Although she left her Old Order Amish ways in her youth, Rachel discovered corporate life in the English world to be complicated and unfulfilling. Having returned to Stone Mill, she's happy to be running her own B&B. But she's also learning - in more ways than one - that the past is not always so easily left behind.
After local newspaperman Bill Billingsly is found gagged and tied to his front porch, left to freeze overnight in a snowstorm, Detective Evan Parks - Rachel's beau - uncovers a file of scandalous information Billingsly intended to publish, including a record of Rachel pleading no contest to charges of corporate misconduct. Though Evan is certain of her innocence, it's up to Rachel to find the real killer. A closer examination of the victim's unpublished report leads Rachel to believe the Amish community is far from sinless. But if she's not careful her obituary might be the next to appear in print...

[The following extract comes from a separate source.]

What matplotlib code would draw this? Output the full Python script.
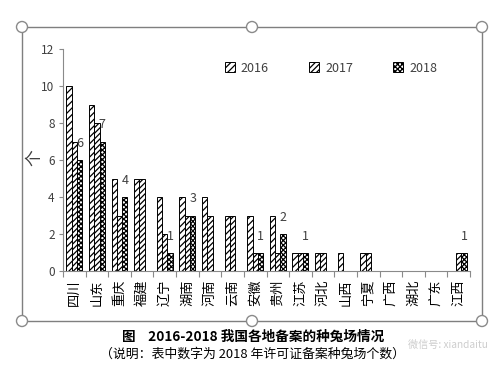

Rachel Mast was born and raised Amish, but she chose for herself the English way of life. This did not, however, cut her off from her family, since she did so before she was baptized. She now owns a B&B among her own people in Stone Mill, Pennsylvania and is doing very well.

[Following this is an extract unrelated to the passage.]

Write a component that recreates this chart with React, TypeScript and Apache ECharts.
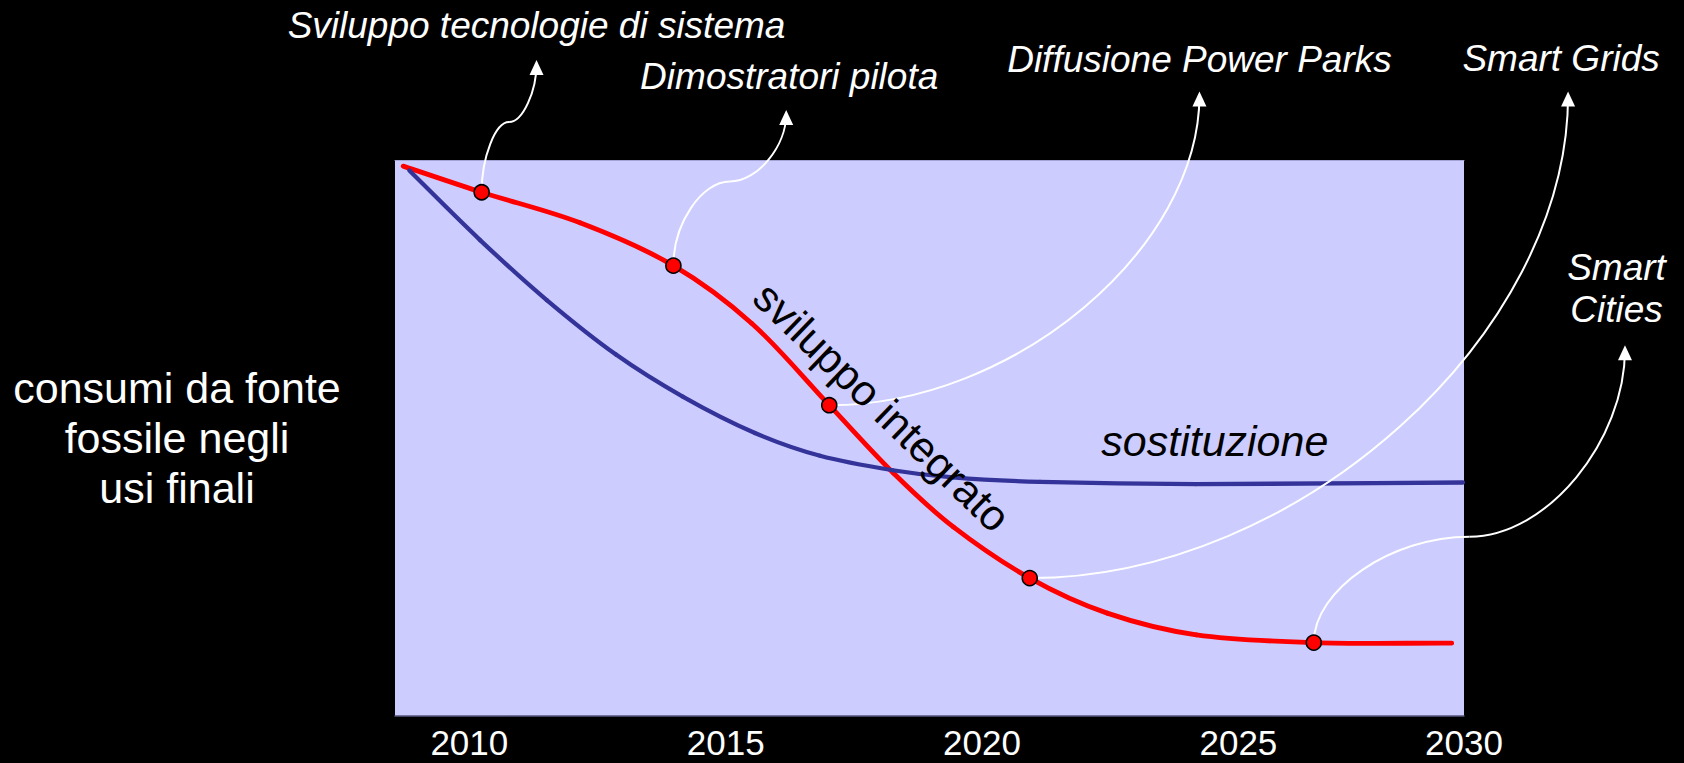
import React, { useEffect, useRef } from 'react';
import * as echarts from 'echarts';

const FONT = '"Liberation Sans", Arial, Helvetica, sans-serif';

// ---- axes ----
const X_MIN = 2008.55;
const X_MAX = 2029.4;
const Y_MIN = 0;
const Y_MAX = 100;
const TICK_VALUES = [2010, 2015, 2020, 2025, X_MAX];
const TICK_LABELS = ['2010', '2015', '2020', '2025', '2030'];
const Y_AXIS_NAME = 'consumi da fonte\nfossile negli\nusi finali';

// ---- series (year, relative fossil consumption) ----
const INTEGRATED_DEVELOPMENT: [number, number][] = [
  [2008.71, 98.9],
  [2010.24, 94.2],
  [2012.16, 88.7],
  [2013.98, 81.0],
  [2015.51, 70.6],
  [2017.02, 55.9],
  [2018.27, 43.7],
  [2019.44, 34.0],
  [2020.93, 24.8],
  [2022.44, 18.5],
  [2024.18, 14.6],
  [2026.47, 13.2],
  [2029.16, 13.1],
];

const SUBSTITUTION: [number, number][] = [
  [2008.83, 98.1],
  [2010.21, 85.6],
  [2011.51, 74.8],
  [2012.86, 65.0],
  [2014.17, 57.4],
  [2015.57, 50.9],
  [2016.84, 46.8],
  [2018.26, 44.2],
  [2019.43, 42.9],
  [2021.13, 42.1],
  [2024.17, 41.7],
  [2029.38, 42.0],
];

// ---- milestones on the red curve and their callouts ----
const MILESTONES: [number, number][] = [
  [2010.24, 94.2],
  [2013.98, 81.0],
  [2017.02, 55.9],
  [2020.93, 24.8],
  [2026.47, 13.2],
];
const MILESTONE_NAMES = [
  'Sviluppo tecnologie di sistema',
  'Dimostratori pilota',
  'Diffusione Power Parks',
  'Smart Grids',
  'Smart\nCities',
];
const CALLOUT_TIPS: [number, number][] = [
  [2011.31, 118.0],
  [2016.18, 109.0],
  [2024.24, 112.3],
  [2031.43, 112.3],
  [2032.54, 66.7],
];

const CURVE_LABELS = ['sviluppo integrato', 'sostituzione'];
const CURVE_LABEL_ANCHORS: [number, number][] = [
  [2018.05, 55.6],
  [2024.54, 49.5],
];

// ---- layout / style (not data) ----
const CALLOUT_LAYOUT = [
  { kind: 's', adj: 0.53, dx: 0, dy: -34 },
  { kind: 's', adj: 0.54, dx: 3, dy: -33 },
  { kind: 'l', adj: 0, dx: 0, dy: -32.5 },
  { kind: 'l', adj: 0, dx: -7, dy: -32.7 },
  { kind: 's', adj: 0.356, dx: -8.5, dy: -56.6 },
];
const CURVE_LABEL_LAYOUT = [
  { rotation: -44, fontStyle: 'normal' },
  { rotation: 0, fontStyle: 'italic' },
];

// Smooth curve series: each data item draws the cubic segment to the next
// point, with tangents from neighbouring points (computed in pixel space).
function splineSeries(name: string, points: [number, number][], color: string, width: number, z: number) {
  return {
    name,
    type: 'custom',
    coordinateSystem: 'cartesian2d',
    data: points,
    encode: { x: 0, y: 1 },
    clip: false,
    silent: true,
    z,
    renderItem: (params: any, api: any) => {
      const i = params.dataIndex;
      const n = points.length;
      if (i >= n - 1) return null;
      const P = (k: number) => api.coord(points[Math.max(0, Math.min(n - 1, k))]);
      const dist = (a: number[], b: number[]) => Math.hypot(b[0] - a[0], b[1] - a[1]);
      const tangent = (k: number) => {
        if (k <= 0) {
          const a = P(0), b = P(1), d = dist(a, b);
          return [(b[0] - a[0]) / d, (b[1] - a[1]) / d];
        }
        if (k >= n - 1) {
          const a = P(n - 2), b = P(n - 1), d = dist(a, b);
          return [(b[0] - a[0]) / d, (b[1] - a[1]) / d];
        }
        const a = P(k - 1), m = P(k), b = P(k + 1);
        const d = dist(a, m) + dist(m, b);
        return [(b[0] - a[0]) / d, (b[1] - a[1]) / d];
      };
      const p1 = P(i), p2 = P(i + 1);
      const seg = dist(p1, p2);
      const t1 = tangent(i), t2 = tangent(i + 1);
      return {
        type: 'bezierCurve',
        shape: {
          x1: p1[0], y1: p1[1],
          cpx1: p1[0] + (t1[0] * seg) / 3, cpy1: p1[1] + (t1[1] * seg) / 3,
          cpx2: p2[0] - (t2[0] * seg) / 3, cpy2: p2[1] - (t2[1] * seg) / 3,
          x2: p2[0], y2: p2[1],
        },
        style: { stroke: color, lineWidth: width, fill: 'none', lineCap: 'round' },
      };
    },
  };
}

function buildOption(): any {
  const calloutData = MILESTONES.map((m, i) => [m[0], m[1], CALLOUT_TIPS[i][0], CALLOUT_TIPS[i][1]]);

  return {
    animation: false,
    backgroundColor: '#000000',
    grid: {
      left: 395,
      top: 160,
      width: 1069,
      height: 556,
      show: true,
      backgroundColor: '#ccccff',
      borderWidth: 0,
      containLabel: false,
      outerBoundsMode: 'none',
    },
    xAxis: [
      {
        type: 'value',
        min: X_MIN,
        max: X_MAX,
        position: 'bottom',
        axisLine: { show: true, lineStyle: { color: '#55557f', width: 1.5 } },
        axisTick: { show: false },
        splitLine: { show: false },
        axisLabel: {
          customValues: TICK_VALUES,
          showMinLabel: true,
          showMaxLabel: true,
          formatter: (v: number) => {
            const idx = TICK_VALUES.findIndex((t) => Math.abs(t - v) < 0.01);
            return idx >= 0 ? TICK_LABELS[idx] : '';
          },
          color: '#ffffff',
          fontSize: 35,
          lineHeight: 32,
          fontFamily: FONT,
          margin: 26,
          verticalAlign: 'middle',
        },
      },
      {
        type: 'value',
        min: X_MIN,
        max: X_MAX,
        position: 'top',
        axisLine: { show: true, lineStyle: { color: '#a3a3d6', width: 1 } },
        axisTick: { show: false },
        splitLine: { show: false },
        axisLabel: { show: false },
      },
    ],
    yAxis: {
      type: 'value',
      min: Y_MIN,
      max: Y_MAX,
      axisLine: { show: false },
      axisTick: { show: false },
      axisLabel: { show: false },
      splitLine: { show: false },
      name: Y_AXIS_NAME,
      nameLocation: 'middle',
      nameRotate: 0,
      nameGap: 218,
      nameTextStyle: {
        color: '#ffffff',
        fontSize: 43,
        fontFamily: FONT,
        lineHeight: 50,
        align: 'center',
        verticalAlign: 'middle',
      },
    },
    series: [
      splineSeries('sviluppo integrato', INTEGRATED_DEVELOPMENT, '#ff0000', 4.8, 2),
      splineSeries('sostituzione', SUBSTITUTION, '#333399', 4.3, 3),
      {
        name: 'callouts',
        type: 'custom',
        coordinateSystem: 'cartesian2d',
        data: calloutData,
        encode: { x: 0, y: 1 },
        clip: false,
        silent: true,
        z: 4,
        renderItem: (params: any, api: any) => {
          const i = params.dataIndex;
          const s = api.coord([api.value(0), api.value(1)]);
          const e = api.coord([api.value(2), api.value(3)]);
          const L = CALLOUT_LAYOUT[i];
          const curves: any[] = [];
          if (L.kind === 's') {
            const ym = s[1] + L.adj * (e[1] - s[1]);
            const xm = (s[0] + e[0]) / 2;
            curves.push({
              x1: s[0], y1: s[1],
              cpx1: s[0], cpy1: (s[1] + ym) / 2,
              cpx2: s[0] + (e[0] - s[0]) / 4, cpy2: ym,
              x2: xm, y2: ym,
            });
            curves.push({
              x1: xm, y1: ym,
              cpx1: s[0] + (3 * (e[0] - s[0])) / 4, cpy1: ym,
              cpx2: e[0], cpy2: (ym + e[1]) / 2,
              x2: e[0], y2: e[1] + 4,
            });
          } else {
            curves.push({
              x1: s[0], y1: s[1],
              cpx1: (s[0] + e[0]) / 2, cpy1: s[1],
              cpx2: e[0], cpy2: (s[1] + e[1]) / 2,
              x2: e[0], y2: e[1] + 4,
            });
          }
          const children: any[] = curves.map((shape) => ({
            type: 'bezierCurve',
            shape,
            style: { stroke: '#ffffff', lineWidth: 2, fill: 'none' },
          }));
          children.push({
            type: 'polygon',
            shape: { points: [[e[0], e[1]], [e[0] - 7, e[1] + 15], [e[0] + 7, e[1] + 15]] },
            style: { fill: '#ffffff', stroke: 'none' },
          });
          children.push({
            type: 'text',
            x: e[0] + L.dx,
            y: e[1] + L.dy,
            style: {
              text: MILESTONE_NAMES[i],
              fill: '#ffffff',
              fontSize: 37,
              fontStyle: 'italic',
              fontFamily: FONT,
              align: 'center',
              verticalAlign: 'middle',
              lineHeight: 42,
            },
          });
          return { type: 'group', children };
        },
      },
      {
        name: 'curve labels',
        type: 'custom',
        coordinateSystem: 'cartesian2d',
        data: CURVE_LABEL_ANCHORS,
        encode: { x: 0, y: 1 },
        clip: false,
        silent: true,
        z: 5,
        renderItem: (params: any, api: any) => {
          const i = params.dataIndex;
          const p = api.coord([api.value(0), api.value(1)]);
          const L = CURVE_LABEL_LAYOUT[i];
          return {
            type: 'text',
            x: p[0],
            y: p[1],
            rotation: (L.rotation * Math.PI) / 180,
            style: {
              text: CURVE_LABELS[i],
              fill: '#000000',
              fontSize: 43,
              fontStyle: L.fontStyle,
              fontFamily: FONT,
              align: 'center',
              verticalAlign: 'middle',
            },
          };
        },
      },
      {
        name: 'milestones',
        type: 'scatter',
        data: MILESTONES,
        symbol: 'circle',
        symbolSize: 15,
        silent: true,
        z: 6,
        itemStyle: { color: '#ff0000', borderColor: '#000000', borderWidth: 1.6, opacity: 1 },
      },
    ],
  };
}

export default function App() {
  const ref = useRef<HTMLDivElement | null>(null);
  useEffect(() => {
    document.body.style.margin = '0';
    document.body.style.background = '#000';
    if (!ref.current) return;
    const chart = echarts.init(ref.current, null, { renderer: 'svg' });
    chart.setOption(buildOption());
    return () => {
      chart.dispose();
    };
  }, []);
  return <div ref={ref} style={{ width: 1684, height: 763, background: '#000' }} />;
}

Trying to bring money to the town and her friends and family, she has organized a Winter Frolic, filled with arts and crafts from the Amish that has brought tourists to the town. While she is making her way through the various booths, she spies the local newspaperman, Bill Billingsly. She's been trying to reach him for days, and he's been avoiding her for just as long. It seems he's been writing a gossip column about the locals, including the Amish, and it's been hurting her friends. When she finally corners him, they have a heated argument about what he's been doing, and he threatens to put her in the next installment, having learned a secret from her past.
Later that night, Rachel walks to his home, intending to have it out with him. She spies him through his front porch window, but losing her nerve, goes back home instead. The next morning her paperboy Eddie runs down her street in terror, telling her that Bill is dead. When Rachel joins the crowd gathering in front of his house, she sees that he is indeed dead - grotesquely left to die on the front of his own porch.
With her beau Detective Evan Parks heading the investigation, he uncovers part of her secret, and though he knows she's innocent of the murder, he lists her as a person of interest, along with others. This doesn't help their relationship any - they have recently become engaged - and Evan is hurt that Rachel never told him this part of her past. Unfortunately, it causes a rift and makes Rachel question whether she made the right decision in accepting Evan's proposal of marriage.
Then Rachel spots something at the crime scene that makes her think there is perhaps a member of the Plain people that could have just as much - if not more - to hide than she ever had, and while she wouldn't be willing to kill to keep her secret, someone else would in order to keep theirs.
The more Rachel searches for a killer, the more she realizes that she not only could be hurting herself in the long run, but her friends and family as well. And even though she knows she should listen to Evan and stay out of the investigation, she believes he's not taking her seriously when she tells him things that could be clues to the murderer, and so feels that she needs to take the actions she does. Unfortunately, she spends time jumping to conclusions that aren't necessarily true and only serves to put her in danger.
This is the third book in the series, following Plain Murder and Plain Killing, and in my opinion, the best so far. While I enjoyed the first two, in this third one Rachel is becoming more sure of herself and finally moving forward with her life and with Evan. While, as I mentioned above, she does spend time hastily moving from one conclusion to the next, she truly believes that what she's doing is right, and that she knows who the killer is.
Ms. Miller leads a merry chase on this one, and Rachel is doing her best to find the killer without alienating any of her own people. Again in this book, as the last, she has the help of her devoted cousin Mary Aaron, who does her best to keep Rachel from raising too many hackles among the Amish when she starts asking questions.
All in all, I was pleased with the book and satisfied with the outcome. Ms. Miller has at last found her voice in this third Amish Mystery. Highly recommended.